Well over the weekend I pulled the TB and looked at those gears, there is no indication or timing marks to indicate that they must be synced at a certain clocked position. And IMO there should be no need to as long as the butterfly is in it's centered spring loaded position then it should not matter what position the intermediate gear is in. So anybody finding their selves in that position need not worry about that even though there is a tech write up that comes in Google search that states "if the intermediate gear falls out order a new TB unit." I call total bull on that statement unless the gear is somehow damaged from the impact of the fall.
That being said I was still paranoid a the time about it so I had 2 choices. Take it to a shop to have the Tech 2 scanner relearn the idle forcefully. Or buy a new TB unit and replace the one that was tampered with. Only shop in town is a Pep Boys and they are notorious for taking advantage of anybody they can in their service department. I actually sat at a red light reeling which way to go on this. I was afraid even if I took it in for re-calibration they would insist I replace the TB unit.
I took a chance and bought a new unit for $200 from an out of town Autozone. (Pep Boys did not show they even sold one for some reason.) I brought it home and installed and it did the same damn thing as the old one. And the standard re-learn procedure would not accept it.
Thus I was up some creek with no paddle and had no choice but to go to Pep Boys. I pulled right up to the service bays and walked past all the dumb looking ones and picked the guy with no uniform and covered in grease. Told him the situation and he said "I know how to relearn the idle with our machine for you."
Only problem was I had to wait 3 hours because he had 2 jobs ahead of me. I did not care, I wanted that man on the job and I waited. And he took care of it and it runs beautiful now. They charged me $60 bucks. I am now enjoying my Tahoe, my baby is ok now.
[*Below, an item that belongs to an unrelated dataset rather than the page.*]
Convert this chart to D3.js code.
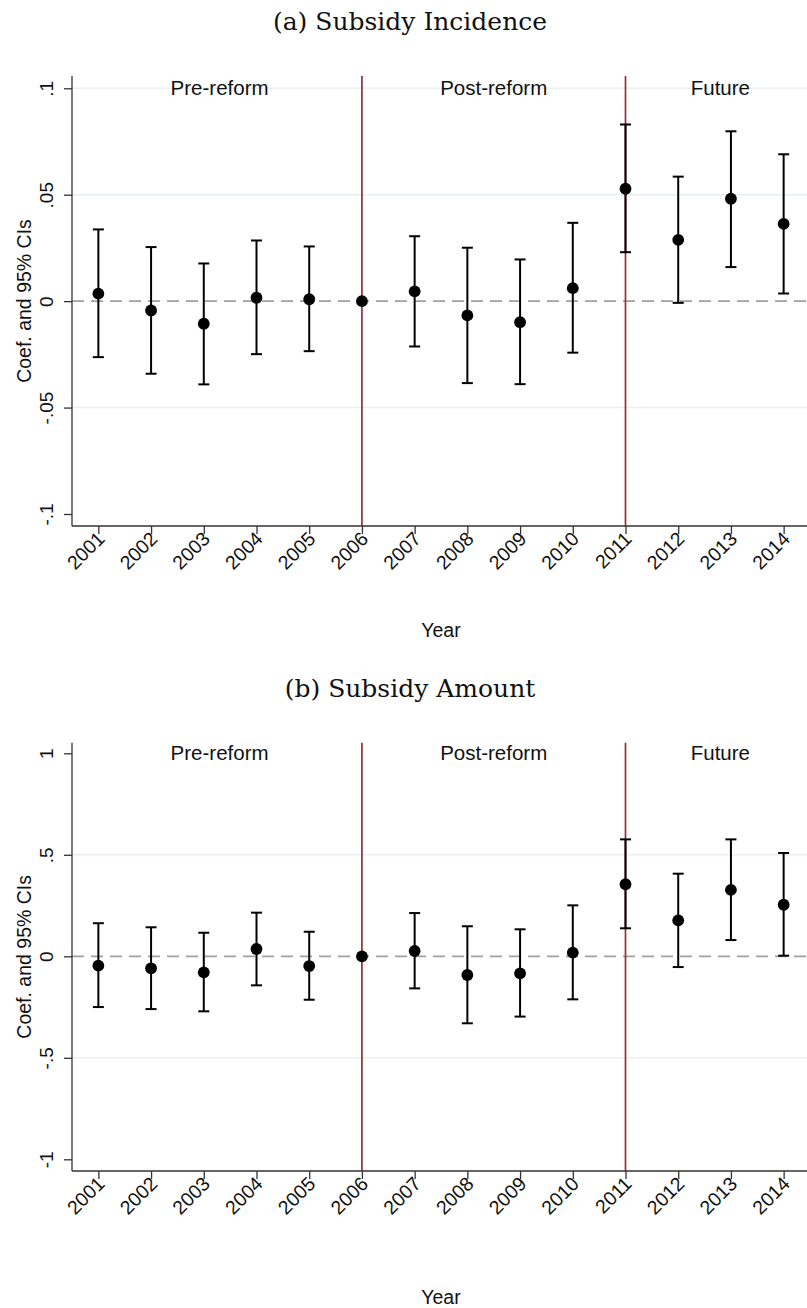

As Tim mentioned above the computer is so used to the caked up throttle body readings over the years that cleaning it drastically affects the idle settings in some situations, especially on my rig with 300 K on the clock. You can drive it forever and hope it eventually relearns, or do the re-learn at home procedure. But if that doesn't work I advise taking it to get reprogrammed for the $60 bucks and have peace of mind. I am a back yard mechanic living pay check to pay check so I hope this info helps anybody else in a similar situation. Definitely was a frustrating and expensive lesson.